There is a little open water in the deeper main currents but shelf ice and slush.
The sun is peeking through but it's still below freezing.
Big snow tonight and tomorrow.

It's time to goose hunt....


----------



## Rasper (Sep 6, 2012)

No pics but everything seems to be getting a bit better. No flowing ice but that might change tonight. I'll be out tomorrow afternoon.

Sent from my DROID RAZR using Ohub Campfire mobile app


----------



## Bigjoe (Aug 13, 2011)

Was out today after work. Not many places that weren't iced up.


----------



## Steel Cranium (Aug 22, 2005)

Just drove from nature center to the marina, walking a bit to check out the normally productive areas. Mostly iced up, with the small amount of open water in shallow areas with a few exceptions. Small area open right below the falls at Morley. Below horse ford open in the faster water area but three guys fishing it (one standing on shelf ice) with a small area open above it along the wall. Small seam open below rockcliff 8' wide or so with one fishing it. Locked up behind the treatment plant. Didn't fish - not feeling like breaking thru shelf ice to fish the little bit that is open.


----------



## Rasper (Sep 6, 2012)

Steel Cranium said:


> Just drove from nature center to the marina, walking a bit to check out the normally productive areas. Mostly iced up, with the small amount of open water in shallow areas with a few exceptions. Small area open right below the falls at Morley. Below horse ford open in the faster water area but three guys fishing it (one standing on shelf ice) with a small area open above it along the wall. Small seam open below rockcliff 8' wide or so with one fishing it. Locked up behind the treatment plant. Didn't fish - not feeling like breaking thru shelf ice to fish the little bit that is open.


That was me standing on shelf ice by horse ford.  Honestly there is plenty of fishable spots. Those fish are just not moving for anything.

Sent from my DROID RAZR using Ohub Campfire mobile app


----------



## Patricio (Feb 2, 2007)

Rasper said:


> That was me standing on shelf ice by horse ford.


i think he made that statement as thats a terribly naive thing to do. its inherently dangerous. unless youre in the arctic, NEVER walk on ice thats over moving water.


----------



## Rasper (Sep 6, 2012)

Patricio said:


> i think he made that statement as thats a terribly naive thing to do. its inherently dangerous. unless youre in the arctic, NEVER walk on ice thats over moving water.

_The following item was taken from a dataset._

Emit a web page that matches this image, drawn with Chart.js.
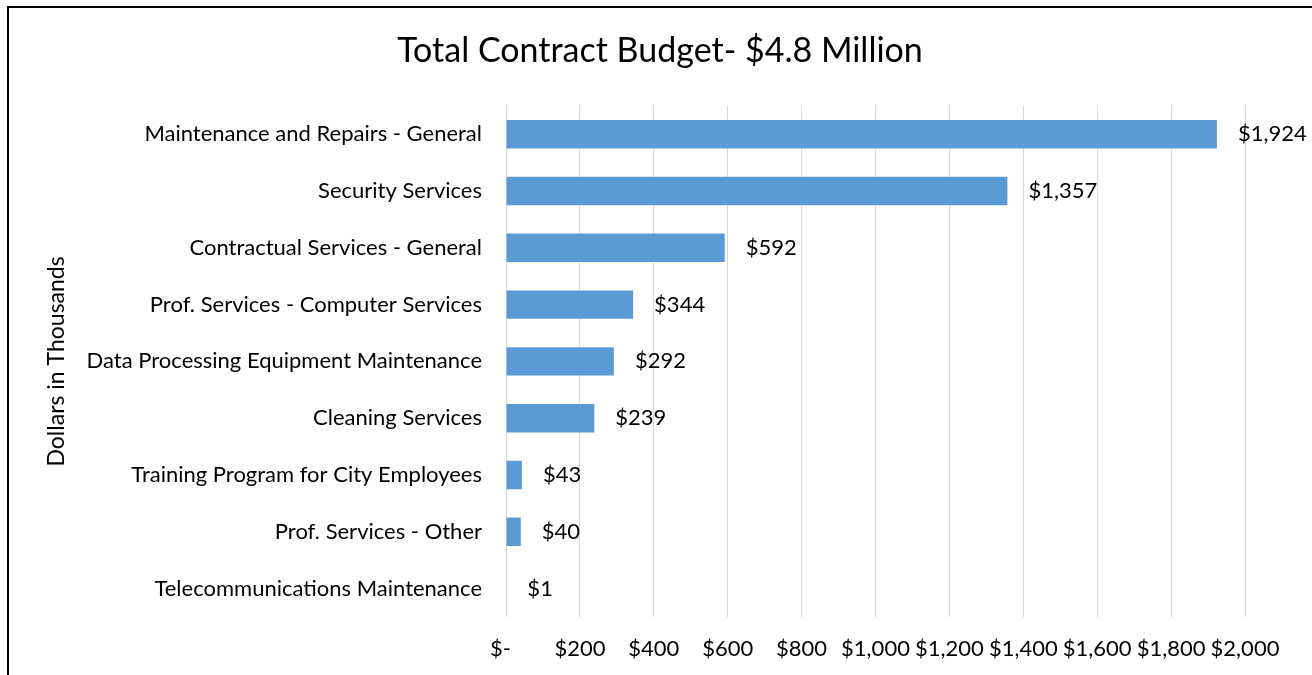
<!DOCTYPE html>
<html>
<head>
<meta charset="utf-8">
<script src="https://cdn.jsdelivr.net/npm/chart.js@4/dist/chart.umd.min.js"></script>
<style>
  html, body { margin: 0; padding: 0; background: #fff; }
  #budget { display: block; }
</style>
</head>
<body>
<canvas id="budget" width="1312" height="675"></canvas>
<script>
// contract categories, top to bottom
const categories = [
    'Maintenance and Repairs - General',
    'Security Services',
    'Contractual Services - General',
    'Prof. Services - Computer Services',
    'Data Processing Equipment Maintenance',
    'Cleaning Services',
    'Training Program for City Employees',
    'Prof. Services - Other',
    'Telecommunications Maintenance'
];
// budget in thousands of dollars
const amounts = [1924, 1357, 592, 344, 292, 239, 43, 40, 1];
// x axis ticks
const tickValues = [0, 200, 400, 600, 800, 1000, 1200, 1400, 1600, 1800, 2000];

const FONT = 'Lato, "Open Sans", sans-serif';

function dollars(v) {
    if (v === 0) return '$-\u2002';
    return '$' + v.toLocaleString('en-US');
}

// value labels just past the end of each bar
const barLabels = {
    id: 'barLabels',
    afterDatasetsDraw(chart) {
        const ctx = chart.ctx;
        const meta = chart.getDatasetMeta(0);
        ctx.save();
        ctx.font = '22px ' + FONT;
        ctx.fillStyle = '#000';
        ctx.textAlign = 'left';
        ctx.textBaseline = 'middle';
        meta.data.forEach((bar, i) => {
            ctx.fillText(dollars(amounts[i]), bar.x + 21, bar.y);
        });
        ctx.restore();
    }
};

// black frame around the chart
const frame = {
    id: 'frame',
    beforeDraw(chart) {
        const ctx = chart.ctx;
        ctx.save();
        ctx.fillStyle = '#fff';
        ctx.fillRect(0, 0, chart.width, chart.height);
        ctx.strokeStyle = '#000';
        ctx.lineWidth = 2;
        ctx.beginPath();
        ctx.moveTo(8, chart.height + 5);
        ctx.lineTo(8, 7);
        ctx.lineTo(chart.width + 5, 7);
        ctx.stroke();
        ctx.restore();
    }
};

new Chart(
    document.getElementById('budget'),
    {
        type: 'bar',
        data: {
            labels: categories,
            datasets: [
                {
                    data: amounts,
                    backgroundColor: '#5b9bd5',
                    borderWidth: 0,
                    categoryPercentage: 1,
                    barPercentage: 0.5
                }
            ]
        },
        options: {
            indexAxis: 'y',
            responsive: false,
            animation: false,
            layout: {
                padding: { left: 8, right: 0, top: 0, bottom: 0 }
            },
            plugins: {
                legend: { display: false },
                tooltip: { enabled: false },
                title: {
                    display: true,
                    text: 'Total Contract Budget- $4.8 Million',
                    color: '#000',
                    font: { family: FONT, size: 34, weight: 'normal' },
                    padding: { top: 31, bottom: 34 }
                }
            },
            scales: {
                x: {
                    min: 0,
                    max: 2000,
                    afterBuildTicks(axis) {
                        axis.ticks = tickValues.map(v => ({ value: v }));
                    },
                    afterFit(axis) {
                        axis.height = 58;
                    },
                    grid: {
                        color: '#d9d9d9',
                        lineWidth: 1,
                        drawTicks: false
                    },
                    border: { display: false },
                    ticks: {
                        color: '#000',
                        padding: 19,
                        maxRotation: 0,
                        autoSkip: false,
                        font: { family: FONT, size: 22 },
                        callback: v => dollars(v)
                    }
                },
                y: {
                    afterFit(axis) {
                        axis.width = 498;
                    },
                    grid: { display: false, drawTicks: false },
                    border: { display: false },
                    ticks: {
                        color: '#000',
                        padding: 24,
                        font: { family: FONT, size: 22 }
                    },
                    title: {
                        display: true,
                        text: 'Dollars in Thousands',
                        color: '#000',
                        font: { family: FONT, size: 23 },
                        padding: { top: 35, bottom: 0 }
                    }
                },
                // empty strip on the right, keeps room for the end labels
                yRight: {
                    type: 'category',
                    position: 'right',
                    afterFit(axis) {
                        axis.width = 67;
                    },
                    grid: { display: false, drawTicks: false },
                    border: { display: false },
                    ticks: { display: false }
                }
            }
        },
        plugins: [frame, barLabels]
    }
);
</script>
</body>
</html>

Haha I know that part of the river extremely well. I was standing on top of a part that was inches deep underneath. I'm not that dumb. But I get where you are coming from there is people out there with no common sense.

Sent from my DROID RAZR using Ohub Campfire mobile app


----------



## Steel Cranium (Aug 22, 2005)

Patricio said:


> i think he made that statement as thats a terribly naive thing to do. its inherently dangerous. unless youre in the arctic, NEVER walk on ice thats over moving water.


Yes, he wouldn't have got his knees wet if the ice broke where he was standing. Have witnessed guys standing over much deeper water in the past, and saw a few of them fall in when the ice broke behind them.


----------